Der Junge ist hartnäckig, dachte Dr. Norden, als Loni ihm sagte, daß Tim wieder da sei.
Eine halbe Stunde später saßen sie sich gegenüber. Tim brachte sein Anliegen ohne Umschweife vor.
»Constances Vater ist in St. Moritz ums Leben gekommen«, erklärte er. »Wäre es möglich, in Erfahrung zu bringen, wie er starb? Sie weiß es nicht.«
»Und warum willst du es wissen?«
»Du meinst, daß nach medizinischen Erkenntnissen Anita Clement nicht Constances Mutter sein könnte. Ich möchte gern wissen, wie es mit dem Vater steht.«
Dr. Norden runzelte die Stirn. »Weißt du das genaue Sterbedatum?«
»Ich habe es aufgeschrieben.« Tim schob ihm einen Zettel zu. »Die Klinik ist auch angegeben.«
»Es wird nicht so einfach sein, Tim«, meinte Daniel. Dann kam ein nachdenklicher Ausdruck in seine Augen. »Dieses Datum, diese Klinik – warte, ich muß Anne anrufen.«
»Wieso Anne?« fragte Tim verblüfft.
»Das erfährst du gleich. Jetzt kann ich sie noch am ehesten erreichen.«
»Ich möchte aber nicht, daß Mummy davon erfährt«, sagte Tim leise.
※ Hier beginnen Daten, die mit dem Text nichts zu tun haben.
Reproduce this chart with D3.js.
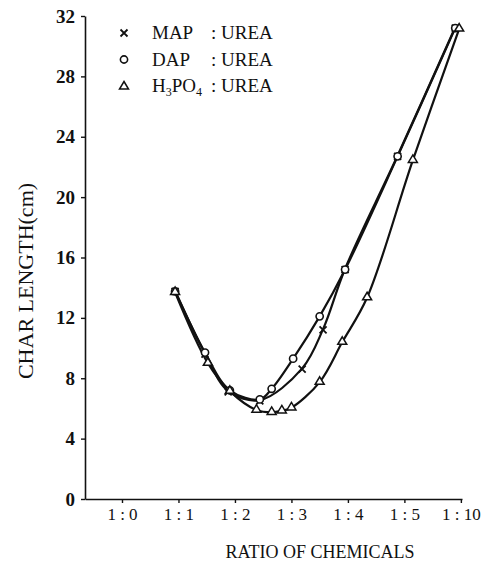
<!DOCTYPE html>
<html><head><meta charset="utf-8">
<script src="https://cdn.jsdelivr.net/npm/d3@7"></script>
<style>
html,body{margin:0;padding:0;background:#fff;}
svg{display:block;}
svg text{font-family:"Liberation Serif","DejaVu Serif",serif !important;fill:#111;}
</style></head>
<body>
<svg id="c" width="489" height="573"></svg>
<script>
// ---- data ----
const categories = ["1 : 0","1 : 1","1 : 2","1 : 3","1 : 4","1 : 5","1 : 10"];
const yTickValues = [0,4,8,12,16,20,24,28,32];
// x = position on the ratio axis (category index, fractional)
const mapX  = [0.94,1.47,1.88,2.44,3.19,3.56,3.95,4.88,5.90];
const mapY  = [13.75,9.6,7.1,6.5,8.6,11.2,15.2,22.7,31.2];
const dapX  = [0.94,1.47,1.91,2.44,2.65,3.03,3.50,3.95,4.88,5.90];
const dapY  = [13.75,9.7,7.2,6.6,7.3,9.3,12.1,15.2,22.7,31.2];
const h3pX  = [0.94,1.52,1.91,2.38,2.65,2.83,3.00,3.50,3.90,4.34,5.15,5.97];
const h3pY  = [13.75,9.06,7.2,5.95,5.8,5.9,6.1,7.8,10.45,13.4,22.5,31.2];

const svg = d3.select("#c");
const x = d3.scaleLinear().domain([-0.655, 6.02]).range([85, 462]);
const y = d3.scaleLinear().domain([0, 32]).range([499, 16]);

// y axis
const ya = svg.append("g").attr("transform","translate(85,0)")
  .call(d3.axisLeft(y).tickValues(yTickValues).tickSize(4).tickSizeOuter(0).tickPadding(6));
ya.attr("font-family",null);
ya.select(".domain").attr("stroke","#111").attr("stroke-width",1.6);
ya.selectAll(".tick line").attr("stroke","#111").attr("stroke-width",1.4);
ya.selectAll(".tick text").attr("font-size",19).style("font-weight","bold").attr("fill","#111");

// x axis
const xa = svg.append("g").attr("transform","translate(0,499)")
  .call(d3.axisBottom(x).tickValues(d3.range(categories.length)).tickFormat(i=>categories[i]).tickSize(4).tickSizeOuter(0).tickPadding(5));
xa.attr("font-family",null);
xa.select(".domain").attr("stroke","#111").attr("stroke-width",1.6);
xa.selectAll(".tick line").attr("stroke","#111").attr("stroke-width",1.4);
xa.selectAll(".tick text").attr("font-size",17).attr("fill","#111");

// titles
svg.append("text").attr("transform","translate(33,281) rotate(-90)")
  .attr("text-anchor","middle").attr("font-size",22).text("CHAR LENGTH(cm)");
svg.append("text").attr("x",320).attr("y",558)
  .attr("text-anchor","middle").attr("font-size",18).text("RATIO OF CHEMICALS");

// lines
const line = d3.line().x(d=>x(d[0])).y(d=>y(d[1])).curve(d3.curveCatmullRom.alpha(0.5));
const series = [
  {name:"MAP", xs:mapX, ys:mapY, sym:"cross"},
  {name:"DAP", xs:dapX, ys:dapY, sym:"circle"},
  {name:"H3PO4", xs:h3pX, ys:h3pY, sym:"triangle"}
];
series.forEach((s,k)=>{
  const pts = s.xs.map((v,i)=>[v,s.ys[i]]);
  svg.append("path").datum(pts).attr("d",line)
    .attr("fill","none").attr("stroke","#111").attr("stroke-width",2.2)
    .attr("transform",`translate(0,${(k-1)*0.8})`);
});

function drawSym(g, sym, cx, cy){
  if(sym==="cross"){
    g.append("path").attr("d",`M${cx-3.5},${cy-3.5}L${cx+3.5},${cy+3.5}M${cx-3.5},${cy+3.5}L${cx+3.5},${cy-3.5}`)
      .attr("stroke","#111").attr("stroke-width",1.8).attr("fill","none");
  } else if(sym==="circle"){
    g.append("circle").attr("cx",cx).attr("cy",cy).attr("r",3.6)
      .attr("fill","#fff").attr("stroke","#111").attr("stroke-width",1.6);
  } else {
    g.append("path").attr("d",`M${cx},${cy-4.5}L${cx+4.5},${cy+3}L${cx-4.5},${cy+3}Z`)
      .attr("fill","#fff").attr("stroke","#111").attr("stroke-width",1.5);
  }
}
const mk = svg.append("g");
series.forEach(s=>{
  s.xs.forEach((v,i)=>drawSym(mk, s.sym, x(v), y(s.ys[i])));
});

// legend
const leg = svg.append("g");
const rows = [
  {sym:"cross", label:"MAP"},
  {sym:"circle", label:"DAP"},
  {sym:"triangle", label:null}
];
rows.forEach((r,i)=>{
  const by = 39 + i*26.5;
  drawSym(leg, r.sym, 124, by-6);
  const t = leg.append("text").attr("x",152).attr("y",by).attr("font-size",19);
  if(r.label){ t.text(r.label); }
  else {
    t.append("tspan").text("H");
    t.append("tspan").attr("font-size",12).attr("dy",4).text("3");
    t.append("tspan").attr("dy",-4).text("PO");
    t.append("tspan").attr("font-size",12).attr("dy",4).text("4");
  }
  leg.append("text").attr("x",211).attr("y",by).attr("font-size",19).text(": UREA");
});
</script>
</body></html>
Daniel hatte schon gewählt, und Anne meldete sich selbst. Bestürzt hörte Tim, wie Daniel sagte: »Entschuldige, Anne, wenn ich dich an ein schlimmes Datum erinnere, aber könntest du mir sagen, wer damals Katja in St. Moritz versorgt hat?«
»Wozu brauchst du das, Daniel?« fragte Anne konsterniert.
Das konnte Tim allerdings nicht hören.